-- DIRECTIONS FOR THIS TASK --
Extract the full listing verbatim and drop any pictures from your copy.
----------------------------------------
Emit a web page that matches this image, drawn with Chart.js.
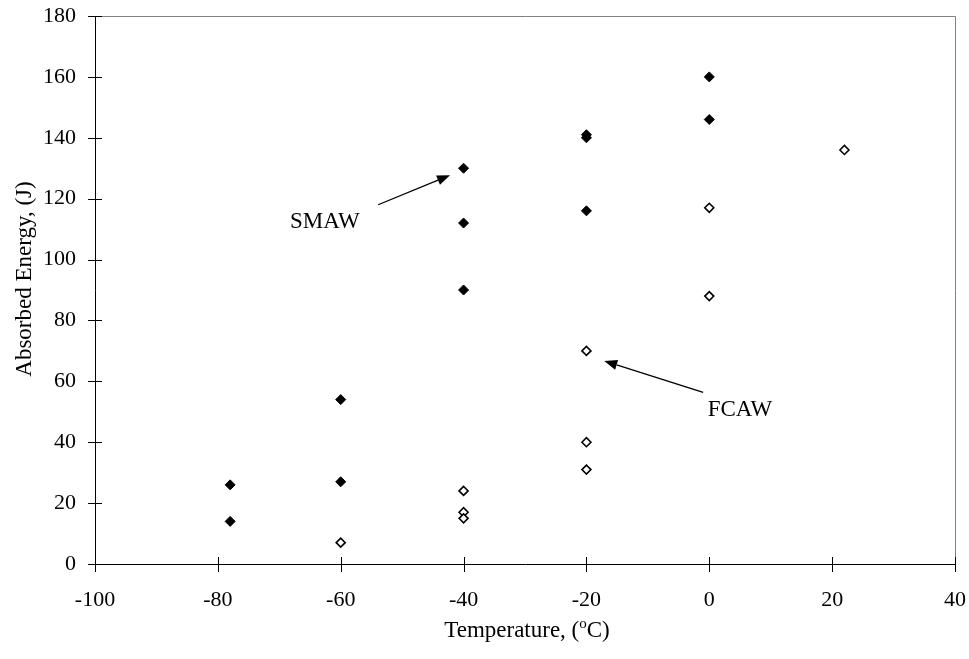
<!DOCTYPE html>
<html>
<head>
<meta charset="utf-8">
<script src="https://cdn.jsdelivr.net/npm/chart.js@4.4.1/dist/chart.umd.min.js"></script>
<style>
  html, body { margin: 0; padding: 0; background: #fff; }
  #wrap { width: 969px; height: 659px; }
</style>
</head>
<body>
<div id="wrap"><canvas id="c" width="969" height="659"></canvas></div>
<script>
// Charpy impact results: temperature (°C) vs absorbed energy (J)
const smawTemp   = [-78, -78, -60, -60, -40, -40, -40, -20, -20, -20, 0, 0];
const smawEnergy = [26, 14, 54, 27, 130, 112, 90, 141, 140, 116, 160, 146];
const fcawTemp   = [-60, -40, -40, -40, -20, -20, -20, 0, 0, 22];
const fcawEnergy = [7, 24, 17, 15, 70, 40, 31, 117, 88, 136];

const xTicks = [-100, -80, -60, -40, -20, 0, 20, 40];
const yTicks = [0, 20, 40, 60, 80, 100, 120, 140, 160, 180];

// annotation callouts: label position, arrow tail and arrow tip (data units)
const callouts = [
  { text: 'SMAW', label: [-62.6, 112.4], tail: [-53.9, 118], tip: [-42.2, 127.7] },
  { text: 'FCAW', label: [5.0, 50.6],    tail: [-1.0, 56.4], tip: [-17.1, 66.7] }
];

const FONT = '"Liberation Serif", "Times New Roman", serif';

const toPoints = (xs, ys) => xs.map((x, i) => ({ x, y: ys[i] }));

const decorations = {
  id: 'decorations',
  afterDraw(chart) {
    const { ctx, chartArea: a, scales: { x, y } } = chart;
    ctx.save();
    // frame: gray top/right, black axes
    ctx.lineWidth = 1;
    ctx.strokeStyle = '#808080';
    ctx.beginPath();
    ctx.moveTo(a.left, a.top + 0.5); ctx.lineTo(a.right + 0.5, a.top + 0.5);
    ctx.lineTo(a.right + 0.5, a.bottom);
    ctx.stroke();
    ctx.strokeStyle = '#000';
    ctx.beginPath();
    ctx.moveTo(a.left + 0.5, a.top); ctx.lineTo(a.left + 0.5, a.bottom + 0.5);
    ctx.lineTo(a.right + 0.5, a.bottom + 0.5);
    ctx.stroke();
    // cross tick marks
    ctx.beginPath();
    yTicks.forEach(v => {
      const py = Math.round(y.getPixelForValue(v)) + 0.5;
      ctx.moveTo(a.left - 7, py); ctx.lineTo(a.left + 7, py);
    });
    xTicks.forEach(v => {
      const px = Math.round(x.getPixelForValue(v)) + 0.5;
      ctx.moveTo(px, a.bottom - 7); ctx.lineTo(px, a.bottom + 8);
    });
    ctx.stroke();

    // axis titles
    ctx.fillStyle = '#000';
    ctx.textBaseline = 'middle';
    ctx.textAlign = 'center';
    ctx.font = '23px ' + FONT;
    ctx.save();
    ctx.translate(25, 279);
    ctx.rotate(-Math.PI / 2);
    ctx.fillText('Absorbed Energy, (J)', 0, 0);
    ctx.restore();

    const p1 = 'Temperature, (', p2 = 'o', p3 = 'C)';
    ctx.font = '23px ' + FONT;
    const w1 = ctx.measureText(p1).width, w3 = ctx.measureText(p3).width;
    ctx.font = '15px ' + FONT;
    const w2 = ctx.measureText(p2).width;
    const tw = w1 + w2 + w3;
    const sx = 527 - tw / 2;
    const ty = 631;
    ctx.textAlign = 'left';
    ctx.font = '23px ' + FONT;
    ctx.fillText(p1, sx, ty);
    ctx.font = '15px ' + FONT;
    ctx.fillText(p2, sx + w1, ty - 7);
    ctx.font = '23px ' + FONT;
    ctx.fillText(p3, sx + w1 + w2, ty);

    // callouts
    callouts.forEach(c => {
      const lx = x.getPixelForValue(c.label[0]), ly = y.getPixelForValue(c.label[1]);
      ctx.font = '23px ' + FONT;
      ctx.textAlign = 'center';
      ctx.fillText(c.text, lx, ly);
      const x0 = x.getPixelForValue(c.tail[0]), y0 = y.getPixelForValue(c.tail[1]);
      const x1 = x.getPixelForValue(c.tip[0]),  y1 = y.getPixelForValue(c.tip[1]);
      const ang = Math.atan2(y1 - y0, x1 - x0);
      const hl = 13, hw = 5;
      const bx = x1 - hl * Math.cos(ang), by = y1 - hl * Math.sin(ang);
      ctx.lineWidth = 1.3;
      ctx.beginPath();
      ctx.moveTo(x0, y0); ctx.lineTo(bx, by);
      ctx.stroke();
      ctx.beginPath();
      ctx.moveTo(x1, y1);
      ctx.lineTo(bx + hw * Math.sin(ang), by - hw * Math.cos(ang));
      ctx.lineTo(bx - hw * Math.sin(ang), by + hw * Math.cos(ang));
      ctx.closePath();
      ctx.fill();
    });
    ctx.restore();
  }
};

new Chart(document.getElementById('c'), {
  type: 'scatter',
  data: {
    datasets: [
      {
        label: 'SMAW',
        data: toPoints(smawTemp, smawEnergy),
        pointStyle: 'rectRot',
        pointRadius: 5,
        backgroundColor: '#000',
        borderColor: '#000',
        borderWidth: 1
      },
      {
        label: 'FCAW',
        data: toPoints(fcawTemp, fcawEnergy),
        pointStyle: 'rectRot',
        pointRadius: 4.5,
        backgroundColor: '#fff',
        borderColor: '#000',
        borderWidth: 1.6
      }
    ]
  },
  options: {
    responsive: false,
    animation: false,
    devicePixelRatio: 1,
    layout: { padding: { top: 16, right: 14, left: 0, bottom: 0 } },
    plugins: { legend: { display: false }, tooltip: { enabled: false } },
    scales: {
      x: {
        type: 'linear',
        min: -100, max: 40,
        afterBuildTicks: s => { s.ticks = xTicks.map(v => ({ value: v })); },
        afterFit: s => { s.height = 95; s.paddingLeft = 0; s.paddingRight = 0; },
        grid: { display: false, drawTicks: false },
        border: { display: false },
        ticks: { color: '#000', font: { family: FONT, size: 22 }, padding: 23, maxRotation: 0 }
      },
      y: {
        type: 'linear',
        min: 0, max: 180,
        afterBuildTicks: s => { s.ticks = yTicks.map(v => ({ value: v })); },
        afterFit: s => { s.width = 95; s.paddingTop = 0; s.paddingBottom = 0; },
        grid: { display: false, drawTicks: false },
        border: { display: false },
        ticks: { color: '#000', font: { family: FONT, size: 22 }, padding: 19 }
      }
    }
  },
  plugins: [decorations]
});
</script>
</body>
</html>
----------------------------------------
-- OUTPUT BELOW --
Emit a web page that matches this image, drawn with Chart.js.
<!DOCTYPE html>
<html>
<head>
<meta charset="utf-8">
<script src="https://cdn.jsdelivr.net/npm/chart.js@4.4.1/dist/chart.umd.min.js"></script>
<style>
  html, body { margin: 0; padding: 0; background: #fff; }
  #wrap { width: 969px; height: 659px; }
</style>
</head>
<body>
<div id="wrap"><canvas id="c" width="969" height="659"></canvas></div>
<script>
// Charpy impact results: temperature (°C) vs absorbed energy (J)
const smawTemp   = [-78, -78, -60, -60, -40, -40, -40, -20, -20, -20, 0, 0];
const smawEnergy = [26, 14, 54, 27, 130, 112, 90, 141, 140, 116, 160, 146];
const fcawTemp   = [-60, -40, -40, -40, -20, -20, -20, 0, 0, 22];
const fcawEnergy = [7, 24, 17, 15, 70, 40, 31, 117, 88, 136];

const xTicks = [-100, -80, -60, -40, -20, 0, 20, 40];
const yTicks = [0, 20, 40, 60, 80, 100, 120, 140, 160, 180];

// annotation callouts: label position, arrow tail and arrow tip (data units)
const callouts = [
  { text: 'SMAW', label: [-62.6, 112.4], tail: [-53.9, 118], tip: [-42.2, 127.7] },
  { text: 'FCAW', label: [5.0, 50.6],    tail: [-1.0, 56.4], tip: [-17.1, 66.7] }
];

const FONT = '"Liberation Serif", "Times New Roman", serif';

const toPoints = (xs, ys) => xs.map((x, i) => ({ x, y: ys[i] }));

const decorations = {
  id: 'decorations',
  afterDraw(chart) {
    const { ctx, chartArea: a, scales: { x, y } } = chart;
    ctx.save();
    // frame: gray top/right, black axes
    ctx.lineWidth = 1;
    ctx.strokeStyle = '#808080';
    ctx.beginPath();
    ctx.moveTo(a.left, a.top + 0.5); ctx.lineTo(a.right + 0.5, a.top + 0.5);
    ctx.lineTo(a.right + 0.5, a.bottom);
    ctx.stroke();
    ctx.strokeStyle = '#000';
    ctx.beginPath();
    ctx.moveTo(a.left + 0.5, a.top); ctx.lineTo(a.left + 0.5, a.bottom + 0.5);
    ctx.lineTo(a.right + 0.5, a.bottom + 0.5);
    ctx.stroke();
    // cross tick marks
    ctx.beginPath();
    yTicks.forEach(v => {
      const py = Math.round(y.getPixelForValue(v)) + 0.5;
      ctx.moveTo(a.left - 7, py); ctx.lineTo(a.left + 7, py);
    });
    xTicks.forEach(v => {
      const px = Math.round(x.getPixelForValue(v)) + 0.5;
      ctx.moveTo(px, a.bottom - 7); ctx.lineTo(px, a.bottom + 8);
    });
    ctx.stroke();

    // axis titles
    ctx.fillStyle = '#000';
    ctx.textBaseline = 'middle';
    ctx.textAlign = 'center';
    ctx.font = '23px ' + FONT;
    ctx.save();
    ctx.translate(25, 279);
    ctx.rotate(-Math.PI / 2);
    ctx.fillText('Absorbed Energy, (J)', 0, 0);
    ctx.restore();

    const p1 = 'Temperature, (', p2 = 'o', p3 = 'C)';
    ctx.font = '23px ' + FONT;
    const w1 = ctx.measureText(p1).width, w3 = ctx.measureText(p3).width;
    ctx.font = '15px ' + FONT;
    const w2 = ctx.measureText(p2).width;
    const tw = w1 + w2 + w3;
    const sx = 527 - tw / 2;
    const ty = 631;
    ctx.textAlign = 'left';
    ctx.font = '23px ' + FONT;
    ctx.fillText(p1, sx, ty);
    ctx.font = '15px ' + FONT;
    ctx.fillText(p2, sx + w1, ty - 7);
    ctx.font = '23px ' + FONT;
    ctx.fillText(p3, sx + w1 + w2, ty);

    // callouts
    callouts.forEach(c => {
      const lx = x.getPixelForValue(c.label[0]), ly = y.getPixelForValue(c.label[1]);
      ctx.font = '23px ' + FONT;
      ctx.textAlign = 'center';
      ctx.fillText(c.text, lx, ly);
      const x0 = x.getPixelForValue(c.tail[0]), y0 = y.getPixelForValue(c.tail[1]);
      const x1 = x.getPixelForValue(c.tip[0]),  y1 = y.getPixelForValue(c.tip[1]);
      const ang = Math.atan2(y1 - y0, x1 - x0);
      const hl = 13, hw = 5;
      const bx = x1 - hl * Math.cos(ang), by = y1 - hl * Math.sin(ang);
      ctx.lineWidth = 1.3;
      ctx.beginPath();
      ctx.moveTo(x0, y0); ctx.lineTo(bx, by);
      ctx.stroke();
      ctx.beginPath();
      ctx.moveTo(x1, y1);
      ctx.lineTo(bx + hw * Math.sin(ang), by - hw * Math.cos(ang));
      ctx.lineTo(bx - hw * Math.sin(ang), by + hw * Math.cos(ang));
      ctx.closePath();
      ctx.fill();
    });
    ctx.restore();
  }
};

new Chart(document.getElementById('c'), {
  type: 'scatter',
  data: {
    datasets: [
      {
        label: 'SMAW',
        data: toPoints(smawTemp, smawEnergy),
        pointStyle: 'rectRot',
        pointRadius: 5,
        backgroundColor: '#000',
        borderColor: '#000',
        borderWidth: 1
      },
      {
        label: 'FCAW',
        data: toPoints(fcawTemp, fcawEnergy),
        pointStyle: 'rectRot',
        pointRadius: 4.5,
        backgroundColor: '#fff',
        borderColor: '#000',
        borderWidth: 1.6
      }
    ]
  },
  options: {
    responsive: false,
    animation: false,
    devicePixelRatio: 1,
    layout: { padding: { top: 16, right: 14, left: 0, bottom: 0 } },
    plugins: { legend: { display: false }, tooltip: { enabled: false } },
    scales: {
      x: {
        type: 'linear',
        min: -100, max: 40,
        afterBuildTicks: s => { s.ticks = xTicks.map(v => ({ value: v })); },
        afterFit: s => { s.height = 95; s.paddingLeft = 0; s.paddingRight = 0; },
        grid: { display: false, drawTicks: false },
        border: { display: false },
        ticks: { color: '#000', font: { family: FONT, size: 22 }, padding: 23, maxRotation: 0 }
      },
      y: {
        type: 'linear',
        min: 0, max: 180,
        afterBuildTicks: s => { s.ticks = yTicks.map(v => ({ value: v })); },
        afterFit: s => { s.width = 95; s.paddingTop = 0; s.paddingBottom = 0; },
        grid: { display: false, drawTicks: false },
        border: { display: false },
        ticks: { color: '#000', font: { family: FONT, size: 22 }, padding: 19 }
      }
    }
  },
  plugins: [decorations]
});
</script>
</body>
</html>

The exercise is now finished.